▶ [REQUIREMENTS]: Retype the whole listing verbatim and keep the pictures out of it.

▶ [SUPPLIED INFORMATION]:
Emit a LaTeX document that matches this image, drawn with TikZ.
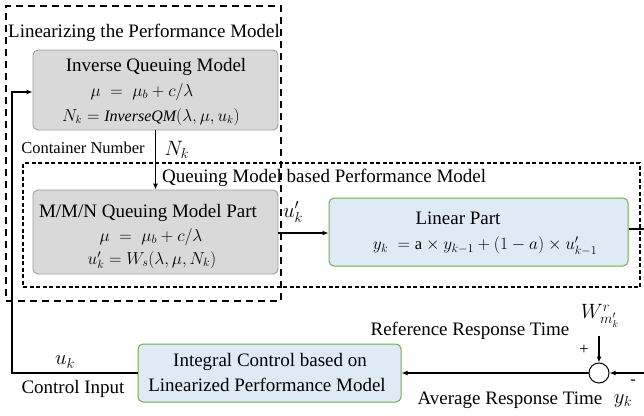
\documentclass[tikz,border=0pt]{standalone}
\usepackage{fontspec}
\setmainfont{Liberation Serif}
\usetikzlibrary{arrows.meta}
\definecolor{grayfill}{RGB}{217,217,217}
\definecolor{grayline}{RGB}{160,160,160}
\definecolor{bluefill}{RGB}{222,235,247}
\definecolor{greenline}{RGB}{112,173,71}
\begin{document}
\begin{tikzpicture}[x=1pt,y=-1pt,
  txt/.style={inner sep=0pt,font=\fontsize{19}{22}\selectfont},
  mtxt/.style={inner sep=0pt,font=\fontsize{17.5}{21}\selectfont},
  symtxt/.style={inner sep=0pt,font=\fontsize{20}{23}\selectfont},
  smalltxt/.style={inner sep=0pt,font=\fontsize{16.5}{19}\selectfont},
  graybox/.style={draw=grayline,fill=grayfill,rounded corners=5pt,line width=0.9pt,inner sep=0pt},
  bluebox/.style={draw=greenline,fill=bluefill,rounded corners=5pt,line width=1pt,inner sep=0pt},
  bigdash/.style={draw,line width=1.7pt,dash pattern=on 7pt off 5pt},
  smalldash/.style={draw,line width=1.2pt,dash pattern=on 4pt off 2.5pt},
  conn/.style={line width=1.2pt},
  arr/.style={line width=1.2pt,-{Latex[length=6pt,width=5pt]}}
]
\useasboundingbox (0,0) rectangle (644,415);
% outer dashed region
\node[bigdash,minimum width=275pt,minimum height=295pt,inner sep=0pt] (outer) at (143.5,153.5) {};
% inner dashed region
\node[smalldash,minimum width=617pt,minimum height=124pt,inner sep=0pt] (inner) at (331.5,225) {};
\node[txt] (outerlbl) at (144,33) {Linearizing the Performance Model};
\node[txt,anchor=west] (innerlbl) at (162,178) {Queuing Model based Performance Model};
% inverse queuing model
\node[graybox,minimum width=245pt,minimum height=80pt] (inv) at (155.5,90) {};
\node[txt] (invt) at (156,67) {Inverse Queuing Model};
\node[mtxt] (inva) at (142,92) {$\mu \;=\; \mu_b + c/\lambda$};
\node[txt,font=\fontsize{16}{19}\selectfont] (invb) at (151,117) {$N_k = \mathit{InverseQM}(\lambda,\mu,u_k)$};
% M/M/N
\node[graybox,minimum width=245pt,minimum height=84pt] (mmn) at (155.5,232) {};
\node[txt] (mmnt) at (148,213) {M/M/N Queuing Model Part};
\node[mtxt] (mmna) at (151,237) {$\mu \;=\; \mu_b + c/\lambda$};
\node[mtxt] (mmnb) at (152,260) {$u'_k = W_s(\lambda,\mu,N_k)$};
% linear part
\node[bluebox,minimum width=299pt,minimum height=68pt] (lin) at (478.5,232) {};
\node[txt] (lint) at (458,218) {Linear Part};
\node[txt,font=\fontsize{16.5}{19}\selectfont] (lina) at (485,246) {$y_k\; = \mathrm{a}\times y_{k-1} + (1-a)\times u'_{k-1}$};
% integral control
\node[bluebox,minimum width=263pt,minimum height=58pt] (ictl) at (269.5,373) {};
\node[txt] (icta) at (270,362) {Integral Control based on};
\node[txt] (ictb) at (267,385) {Linearized Performance Model};
% summing junction
\node[draw,circle,line width=1pt,minimum size=20pt,inner sep=0pt,fill=white] (sum) at (599,373) {};
% labels
\node[smalltxt] (cnlbl) at (83,148) {Container Number};
\node[symtxt] (nklbl) at (177,150) {$N_k$};
\node[symtxt] (uplbl) at (293,212) {$u'_k$};
\node[symtxt] (refw) at (600,316) {$W^{r}_{m_k'}$};
\node[txt] (reflbl) at (470,331) {Reference Response Time};
\node[smalltxt] (plus) at (584,350) {+};
\node[smalltxt] (minus) at (633,382) {-};
\node[txt] (avglbl) at (510,400) {Average Response Time};
\node[symtxt] (yklbl) at (623,401) {$y_k$};
\node[symtxt] (uklbl) at (65,362) {$u_k$};
\node[txt] (cilbl) at (73,389) {Control Input};
% coordinates
\coordinate (linout) at (644,229);
\coordinate (fbin) at (644,373);
\coordinate (fbl1) at (12,373);
\coordinate (fbl2) at (12,92);
\coordinate (wtop) at (599,336);
% connectors
\draw[arr] (inv.south) -- (mmn.north);
\draw[arr] (mmn.east |- 0,233) -- (lin.west |- 0,233);
\draw[conn] (lin.east |- linout) -- (linout);
\draw[arr] (fbin) -- (sum.east);
\draw[arr] (wtop) -- (sum.north);
\draw[arr] (sum.west) -- (ictl.east |- sum.west);
\draw[arr] (ictl.west) -- (fbl1) -- (fbl2) -- (inv.west |- fbl2);
\end{tikzpicture}
\end{document}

▶ [THE OUTPUT]:
Emit a LaTeX document that matches this image, drawn with TikZ.
\documentclass[tikz,border=0pt]{standalone}
\usepackage{fontspec}
\setmainfont{Liberation Serif}
\usetikzlibrary{arrows.meta}
\definecolor{grayfill}{RGB}{217,217,217}
\definecolor{grayline}{RGB}{160,160,160}
\definecolor{bluefill}{RGB}{222,235,247}
\definecolor{greenline}{RGB}{112,173,71}
\begin{document}
\begin{tikzpicture}[x=1pt,y=-1pt,
  txt/.style={inner sep=0pt,font=\fontsize{19}{22}\selectfont},
  mtxt/.style={inner sep=0pt,font=\fontsize{17.5}{21}\selectfont},
  symtxt/.style={inner sep=0pt,font=\fontsize{20}{23}\selectfont},
  smalltxt/.style={inner sep=0pt,font=\fontsize{16.5}{19}\selectfont},
  graybox/.style={draw=grayline,fill=grayfill,rounded corners=5pt,line width=0.9pt,inner sep=0pt},
  bluebox/.style={draw=greenline,fill=bluefill,rounded corners=5pt,line width=1pt,inner sep=0pt},
  bigdash/.style={draw,line width=1.7pt,dash pattern=on 7pt off 5pt},
  smalldash/.style={draw,line width=1.2pt,dash pattern=on 4pt off 2.5pt},
  conn/.style={line width=1.2pt},
  arr/.style={line width=1.2pt,-{Latex[length=6pt,width=5pt]}}
]
\useasboundingbox (0,0) rectangle (644,415);
% outer dashed region
\node[bigdash,minimum width=275pt,minimum height=295pt,inner sep=0pt] (outer) at (143.5,153.5) {};
% inner dashed region
\node[smalldash,minimum width=617pt,minimum height=124pt,inner sep=0pt] (inner) at (331.5,225) {};
\node[txt] (outerlbl) at (144,33) {Linearizing the Performance Model};
\node[txt,anchor=west] (innerlbl) at (162,178) {Queuing Model based Performance Model};
% inverse queuing model
\node[graybox,minimum width=245pt,minimum height=80pt] (inv) at (155.5,90) {};
\node[txt] (invt) at (156,67) {Inverse Queuing Model};
\node[mtxt] (inva) at (142,92) {$\mu \;=\; \mu_b + c/\lambda$};
\node[txt,font=\fontsize{16}{19}\selectfont] (invb) at (151,117) {$N_k = \mathit{InverseQM}(\lambda,\mu,u_k)$};
% M/M/N
\node[graybox,minimum width=245pt,minimum height=84pt] (mmn) at (155.5,232) {};
\node[txt] (mmnt) at (148,213) {M/M/N Queuing Model Part};
\node[mtxt] (mmna) at (151,237) {$\mu \;=\; \mu_b + c/\lambda$};
\node[mtxt] (mmnb) at (152,260) {$u'_k = W_s(\lambda,\mu,N_k)$};
% linear part
\node[bluebox,minimum width=299pt,minimum height=68pt] (lin) at (478.5,232) {};
\node[txt] (lint) at (458,218) {Linear Part};
\node[txt,font=\fontsize{16.5}{19}\selectfont] (lina) at (485,246) {$y_k\; = \mathrm{a}\times y_{k-1} + (1-a)\times u'_{k-1}$};
% integral control
\node[bluebox,minimum width=263pt,minimum height=58pt] (ictl) at (269.5,373) {};
\node[txt] (icta) at (270,362) {Integral Control based on};
\node[txt] (ictb) at (267,385) {Linearized Performance Model};
% summing junction
\node[draw,circle,line width=1pt,minimum size=20pt,inner sep=0pt,fill=white] (sum) at (599,373) {};
% labels
\node[smalltxt] (cnlbl) at (83,148) {Container Number};
\node[symtxt] (nklbl) at (177,150) {$N_k$};
\node[symtxt] (uplbl) at (293,212) {$u'_k$};
\node[symtxt] (refw) at (600,316) {$W^{r}_{m_k'}$};
\node[txt] (reflbl) at (470,331) {Reference Response Time};
\node[smalltxt] (plus) at (584,350) {+};
\node[smalltxt] (minus) at (633,382) {-};
\node[txt] (avglbl) at (510,400) {Average Response Time};
\node[symtxt] (yklbl) at (623,401) {$y_k$};
\node[symtxt] (uklbl) at (65,362) {$u_k$};
\node[txt] (cilbl) at (73,389) {Control Input};
% coordinates
\coordinate (linout) at (644,229);
\coordinate (fbin) at (644,373);
\coordinate (fbl1) at (12,373);
\coordinate (fbl2) at (12,92);
\coordinate (wtop) at (599,336);
% connectors
\draw[arr] (inv.south) -- (mmn.north);
\draw[arr] (mmn.east |- 0,233) -- (lin.west |- 0,233);
\draw[conn] (lin.east |- linout) -- (linout);
\draw[arr] (fbin) -- (sum.east);
\draw[arr] (wtop) -- (sum.north);
\draw[arr] (sum.west) -- (ictl.east |- sum.west);
\draw[arr] (ictl.west) -- (fbl1) -- (fbl2) -- (inv.west |- fbl2);
\end{tikzpicture}
\end{document}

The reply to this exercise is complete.